Plagiarism is plagiarism!
Briceland specifically drew a distinction between grammatical plagiarism and honor plagiarism. Grammatical plagiarism arises when sources are not given appropriate credit in a student’s work either because of unintentional errors in citation or from ignorance of the proper method of attribution. Honor plagiarism occurs when a student deliberately misrepresents the work of others as his own. Briceland said the Committee should work to educate professors about these two kinds of plagiarism, as many professors cannot distinguish between the two. “Too many professors are only attuned to honor plagiarism; their knee-jerk reaction is that ‘plagiarism is plagiarism,’” Briceland said. He added that as a result, professors often report honor violations before considering a student’s intent.
IPBiz notes that plagiarism is copying without attribution. When an author recites well-known facts (As Lincoln's biblical allusion in the "House Divided" speech) attribution may not be needed, but as a general matter, plagiarism is plagiarism. Intent is a factor for the punishment phase, and is not part of the definition.
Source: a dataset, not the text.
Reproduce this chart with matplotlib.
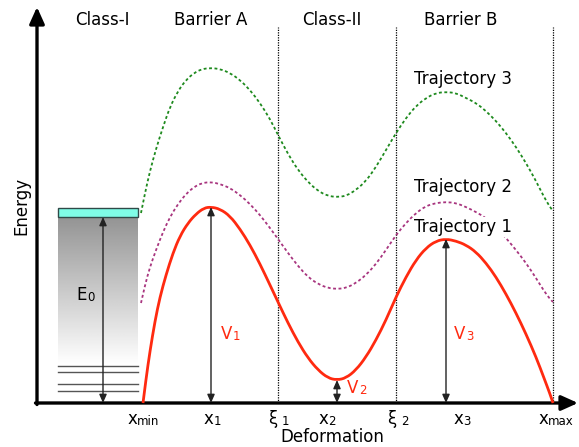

UVa just doesn't get it. Neither did SIU.
See also:
http://ipbiz.blogspot.com/2009/09/university-of-virginia-to-change.html
**Meanwhile, at the University of Georgia:
The Office of the Vice President for Instruction handles academic honesty cases for the University.
"We want professors to report to us instead of meeting with a student first," said Debbie Bell, the coordinator for student academic honesty. "That protects a student's due process rights."
The process of dealing with honor code violations begins with a facilitated discussion between the student and faculty member involved.
They work together to determine whether or not a violation has occurred and what an appropriate punishment would be.